__TASK STATEMENT__
Would you pull out every line of the material that contains the string "this"?

__MATERIAL__
◇ ◇ ◇

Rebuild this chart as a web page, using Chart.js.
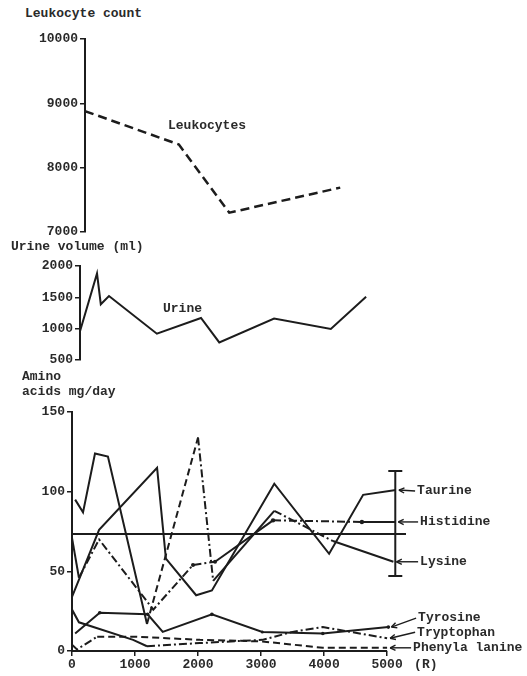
<!DOCTYPE html>
<html>
<head>
<meta charset="utf-8">
<script src="https://cdn.jsdelivr.net/npm/chart.js@4.4.1/dist/chart.umd.min.js"></script>
<style>
  html, body { margin: 0; padding: 0; background: #fff; }
  #page { position: relative; width: 527px; height: 676px; overflow: hidden;
          font-family: 'Liberation Mono', 'DejaVu Sans Mono', monospace; font-size: 13px;
          font-weight: bold; color: #2a2a2a; }
  #page canvas { position: absolute; left: 0; }
  .t { position: absolute; white-space: pre; line-height: 1; }
</style>
</head>
<body>
<div id="page">
  <canvas id="leuk" width="527" height="213" style="top:29px"></canvas>
  <canvas id="urine" width="527" height="114" style="top:256px"></canvas>
  <canvas id="amino" width="527" height="271" style="top:402px"></canvas>
  <div class="t" style="left:25px;top:7px">Leukocyte count</div>
  <div class="t" style="left:11px;top:240px">Urine volume (ml)</div>
  <div class="t" style="left:22px;top:370px">Amino</div>
  <div class="t" style="left:22px;top:385px">acids mg/day</div>
  <div class="t" style="left:168px;top:119px">Leukocytes</div>
  <div class="t" style="left:163px;top:302px">Urine</div>
</div>
<script>
// ---- data: cumulative dose (R) against each measurement ----
const leukDose = [0, 1490, 2290, 4050];
const leukCount = [8880, 8360, 7300, 7690];
const leukTicks = [7000, 8000, 9000, 10000];

const urineDose = [0, 270, 330, 460, 1220, 1920, 2210, 3080, 3980, 4540];
const urineVolume = [960, 1880, 1390, 1520, 920, 1170, 780, 1160, 995, 1510];
const urineTicks = [500, 1000, 1500, 2000];

const taurineDose = [0, 430, 1350, 1490, 1970, 2220, 3210, 4080, 4620, 5140];
const taurine = [34, 76, 115, 58, 35, 38, 105, 61, 98, 101];
const histidineDose = [0, 110, 430, 1290, 1920, 2270, 3190, 4600, 5130];
const histidine = [71, 46, 70, 26, 54, 56, 82, 81, 81];
const lysineDose = [50, 175, 365, 570, 1190, 2000, 2240, 3210, 4140, 5100];
const lysine = [95, 87, 124, 122, 17, 134, 44, 88, 69, 56];
const tyrosineDose = [50, 440, 1200, 1440, 2220, 3020, 3980, 5020];
const tyrosine = [11, 24, 23, 12, 23, 12, 11, 15];
const tryptophanDose = [0, 110, 970, 1190, 2030, 3020, 3500, 3980, 5000];
const tryptophan = [26, 18, 7, 3, 5, 7, 12, 15, 8];
const phenylalanineDose = [0, 80, 400, 1000, 2030, 3020, 3980, 5000];
const phenylalanine = [4, 1, 9, 9, 7, 6, 2, 2];
const normalDose = [0, 5300];
const normalLevel = [73.5, 73.5];
const rangeDose = 5130, rangeLow = 47, rangeHigh = 113;
const aminoTicks = [0, 50, 100, 150];
const doseTicks = [0, 1000, 2000, 3000, 4000, 5000];

// ---- shared look ----
const INK = '#1c1c1c';
const TEXT = '#2a2a2a';
const FONT = "'Liberation Mono', 'DejaVu Sans Mono', monospace";
Chart.defaults.font.family = FONT;
Chart.defaults.font.size = 13;
Chart.defaults.font.weight = 'bold';
Chart.defaults.color = TEXT;

const SOLID = [], DASH = [7, 4], DASHDOT = [8, 3, 2, 3];
const pts = (xs, ys) => xs.map((x, i) => ({ x, y: ys[i] }));

function line(data, opts = {}) {
  return Object.assign({
    data, borderColor: INK, borderWidth: 2, pointRadius: 0,
    pointBackgroundColor: INK, pointBorderWidth: 0, tension: 0, fill: false
  }, opts);
}
function segDash(patterns) {
  return { borderDash: ctx => patterns[ctx.p0DataIndex] || SOLID };
}

function yAxis(width, min, max, ticks) {
  return {
    type: 'linear', min, max,
    afterFit: s => { s.width = width; },
    afterBuildTicks: s => { s.ticks = ticks.map(v => ({ value: v })); },
    border: { display: true, color: INK, width: 2 },
    grid: { display: true, drawOnChartArea: false, drawTicks: true, tickLength: 5, color: INK, lineWidth: 1.5 },
    ticks: { padding: 2, color: TEXT, callback: v => String(v) }
  };
}
const hiddenX = { type: 'linear', min: 0, max: 5300, display: false };

function baseOptions(scales, padding) {
  return {
    responsive: false, animation: false, devicePixelRatio: 1,
    layout: { padding },
    plugins: { legend: { display: false }, tooltip: { enabled: false } },
    scales
  };
}

// ---- leukocyte panel ----
new Chart(document.getElementById('leuk'), {
  type: 'line',
  data: { datasets: [line(pts(leukDose, leukCount), { borderWidth: 2.5, borderDash: [9, 5] })] },
  options: baseOptions({ x: hiddenX, y: yAxis(85, 7000, 10000, leukTicks) },
                       { top: 10, bottom: 10, left: 0, right: 527 - 85 - 334 })
});

// ---- urine panel ----
new Chart(document.getElementById('urine'), {
  type: 'line',
  data: { datasets: [line(pts(urineDose, urineVolume))] },
  options: baseOptions({ x: hiddenX, y: yAxis(80, 500, 2000, urineTicks) },
                       { top: 10, bottom: 10, left: 0, right: 527 - 80 - 334 })
});

// ---- amino acid panel ----
const tags = [
  { name: 'Taurine', ds: 0, dy: 1, dx: 30 },
  { name: 'Histidine', ds: 1, dy: 0, dx: 33 },
  { name: 'Lysine', ds: 2, dy: 0, dx: 33 },
  { name: 'Tyrosine', ds: 3, dy: -9, dx: 31 },
  { name: 'Tryptophan', ds: 4, dy: -6, dx: 30 },
  { name: 'Phenyla lanine', ds: 5, dy: 0, dx: 26 }
];

const aminoDecor = {
  id: 'aminoDecor',
  afterDatasetsDraw(chart) {
    const { ctx, scales: { x, y } } = chart;
    const base = y.getPixelForValue(0);
    ctx.save();
    ctx.strokeStyle = INK;
    ctx.fillStyle = TEXT;
    ctx.lineCap = 'butt';
    // dose axis, drawn only over the measured range
    ctx.lineWidth = 2;
    ctx.beginPath();
    ctx.moveTo(x.getPixelForValue(0) - 1, base);
    ctx.lineTo(x.getPixelForValue(5000), base);
    ctx.stroke();
    // range bar at the last sampling
    const rx = x.getPixelForValue(rangeDose);
    const yTop = y.getPixelForValue(rangeHigh), yBot = y.getPixelForValue(rangeLow);
    ctx.beginPath();
    ctx.moveTo(rx, yTop); ctx.lineTo(rx, yBot);
    ctx.moveTo(rx - 7, yTop); ctx.lineTo(rx + 7, yTop);
    ctx.moveTo(rx - 7, yBot); ctx.lineTo(rx + 7, yBot);
    ctx.stroke();
    // series names with pointer arrows
    ctx.font = 'bold 13px ' + FONT;
    ctx.textBaseline = 'middle';
    ctx.textAlign = 'left';
    ctx.lineWidth = 1.4;
    const x5000 = x.getPixelForValue(5000);
    tags.forEach(t => {
      const meta = chart.getDatasetMeta(t.ds);
      const last = meta.data[meta.data.length - 1];
      const tipX = last.x + 3, tipY = last.y;
      const tx = x5000 + t.dx, ty = tipY + t.dy;
      ctx.fillText(t.name, tx, ty);
      ctx.beginPath();
      ctx.moveTo(tx - 2, ty);
      ctx.lineTo(tipX, tipY);
      ctx.stroke();
      const a = Math.atan2(ty - tipY, tx - 2 - tipX);
      ctx.beginPath();
      ctx.moveTo(tipX, tipY);
      ctx.lineTo(tipX + 6 * Math.cos(a - 0.45), tipY + 6 * Math.sin(a - 0.45));
      ctx.moveTo(tipX, tipY);
      ctx.lineTo(tipX + 6 * Math.cos(a + 0.45), tipY + 6 * Math.sin(a + 0.45));
      ctx.stroke();
    });
    // dose unit
    ctx.textBaseline = 'top';
    ctx.fillText('(R)', x5000 + 27, base + 7);
    ctx.restore();
  }
};

new Chart(document.getElementById('amino'), {
  type: 'line',
  data: {
    datasets: [
      line(pts(taurineDose, taurine)),
      line(pts(histidineDose, histidine), {
        pointRadius: [0, 0, 0, 0, 2, 2, 2.2, 2.2, 0],
        segment: segDash([SOLID, DASHDOT, DASHDOT, DASHDOT, DASHDOT, SOLID, DASHDOT, SOLID])
      }),
      line(pts(lysineDose, lysine), {
        segment: segDash([SOLID, SOLID, SOLID, SOLID, DASH, DASHDOT, SOLID, DASHDOT, SOLID])
      }),
      line(pts(tyrosineDose, tyrosine), { pointRadius: [0, 1.8, 1.8, 0, 1.8, 1.5, 1.8, 1.8] }),
      line(pts(tryptophanDose, tryptophan), {
        segment: segDash([SOLID, SOLID, SOLID, DASHDOT, DASHDOT, DASHDOT, DASHDOT, DASHDOT])
      }),
      line(pts(phenylalanineDose, phenylalanine), {
        segment: segDash([DASHDOT, DASHDOT, DASH, DASH, DASH, DASH, DASH])
      }),
      line(pts(normalDose, normalLevel))
    ]
  },
  options: baseOptions({
    x: {
      type: 'linear', min: 0, max: 5300,
      afterFit: s => { s.height = 22; },
      afterBuildTicks: s => { s.ticks = doseTicks.map(v => ({ value: v })); },
      border: { display: false },
      grid: { display: true, drawOnChartArea: false, drawTicks: true, tickLength: 5, color: INK, lineWidth: 1.5 },
      ticks: { padding: 1, color: TEXT, maxRotation: 0, callback: v => String(v) }
    },
    y: yAxis(72, 0, 150, aminoTicks)
  }, { top: 10, bottom: 0, left: 0, right: 527 - 72 - 334 }),
  plugins: [aminoDecor]
});
</script>
</body>
</html>
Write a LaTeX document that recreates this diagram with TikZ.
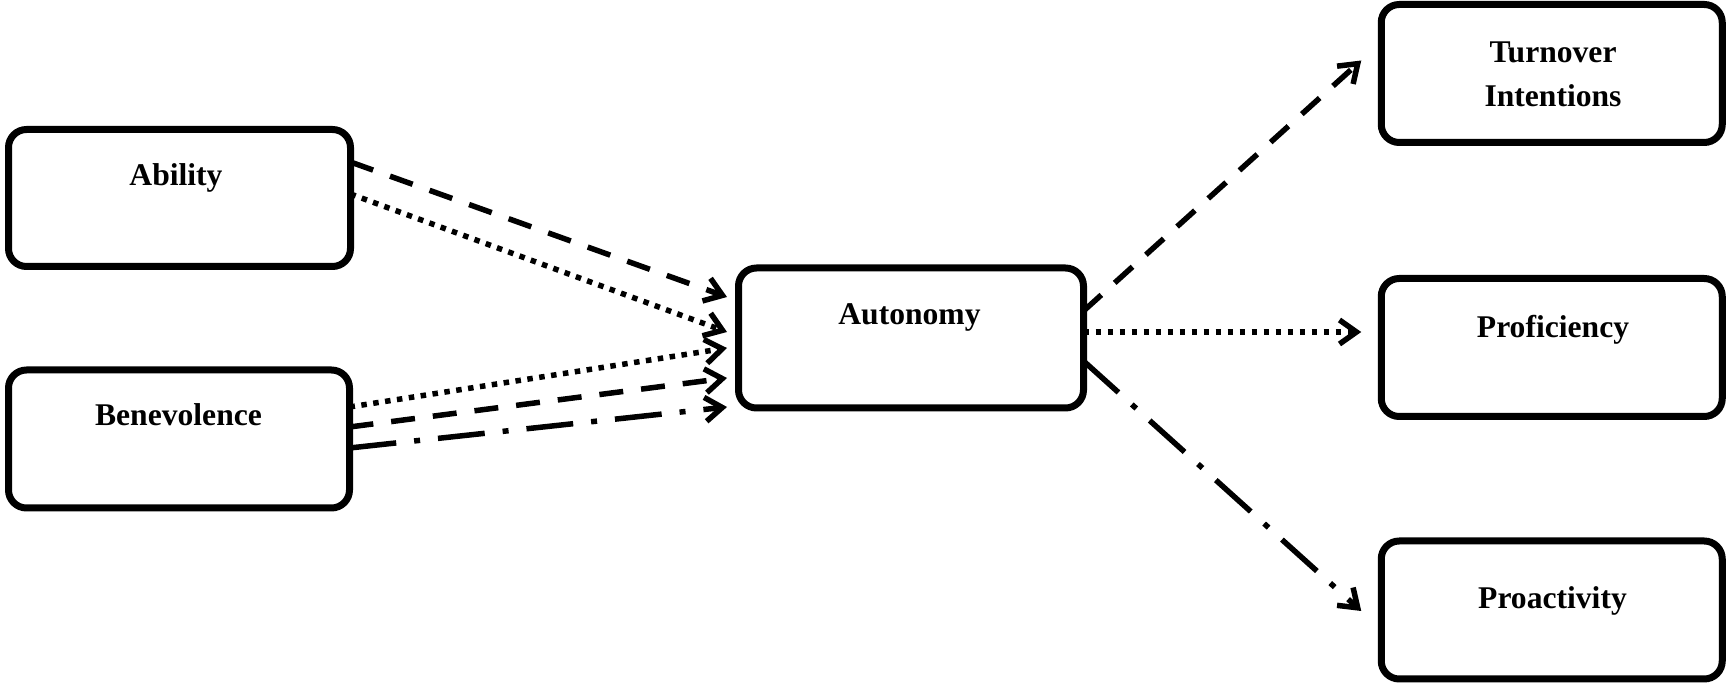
\documentclass[tikz,border=0pt]{standalone}
\usepackage{fontspec}
\setmainfont{Liberation Serif}
\usetikzlibrary{arrows.meta,calc}

\begin{document}
\begin{tikzpicture}[x=0.5pt,y=-0.5pt,
  box/.style={draw, line width=3.5pt, rounded corners=9pt, inner sep=0pt, outer sep=0pt,
              minimum width=170.5pt, minimum height=69pt},
  lbl/.style={font=\fontsize{15.8pt}{22pt}\selectfont\bfseries, inner sep=0pt, anchor=base, align=center},
  link/.style={line width=2.75pt, -{Straight Barb[length=8.5pt,width=12pt]}},
  dashline/.style={link, dash pattern=on 12pt off 9pt},
  dotline/.style={link, dash pattern=on 2.75pt off 3.25pt},
  dashdotline/.style={link, dash pattern=on 23.5pt off 9pt on 3pt off 9pt},
]
\useasboundingbox (0,0) rectangle (1726,683);

% constructs
\node[box, minimum width=171pt, minimum height=68.5pt] (ab) at (179.5,198) {};
\node[box] (be) at (179,439) {};
\node[box, minimum width=172.5pt, minimum height=70pt] (au) at (911,338) {};
\node[box] (ti) at (1551.75,73.5) {};
\node[box] (pf) at (1551.75,347.5) {};
\node[box] (pa) at (1551.75,610) {};

% labels
\node[lbl] (abt) at (176,186) {Ability};
\node[lbl] (bet) at (178.5,426) {Benevolence};
\node[lbl] (aut) at (909.5,325) {Autonomy};
\node[lbl, anchor=center] (tit) at (1553,74) {Turnover\\Intentions};
\node[lbl] (pft) at (1553,337.5) {Proficiency};
\node[lbl] (pat) at (1552.5,608.5) {Proactivity};

% paths into autonomy
\draw[dashline]    ($(ab.east)+(0,-36)$) -- ($(au.west)+(-11.5,-41)$);
\draw[dotline]     ($(ab.east)+(0,-4)$)  -- ($(au.west)+(-11.5,-6)$);
\draw[dotline]     ($(be.east)+(0,-32)$) -- ($(au.west)+(-11.5,10)$);
\draw[dashline]    ($(be.east)+(0,-12)$) -- ($(au.west)+(-11.5,40)$);
\draw[dashdotline] ($(be.east)+(0,9)$)   -- ($(au.west)+(-11.5,69)$);

% paths out of autonomy
\draw[dashline]    ($(au.east)+(0,-27)$) -- ($(ti.west)+(-20,-13)$);
\draw[dotline]     ($(au.east)+(0,-6)$)  -- ($(pf.west)+(-20,-15.5)$);
\draw[dashdotline] ($(au.east)+(0,23)$)  -- ($(pa.west)+(-20,1)$);
\end{tikzpicture}
\end{document}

◇ ◇ ◇

__RESULT__
Rebuild this chart as a web page, using Chart.js.
Write a LaTeX document that recreates this diagram with TikZ.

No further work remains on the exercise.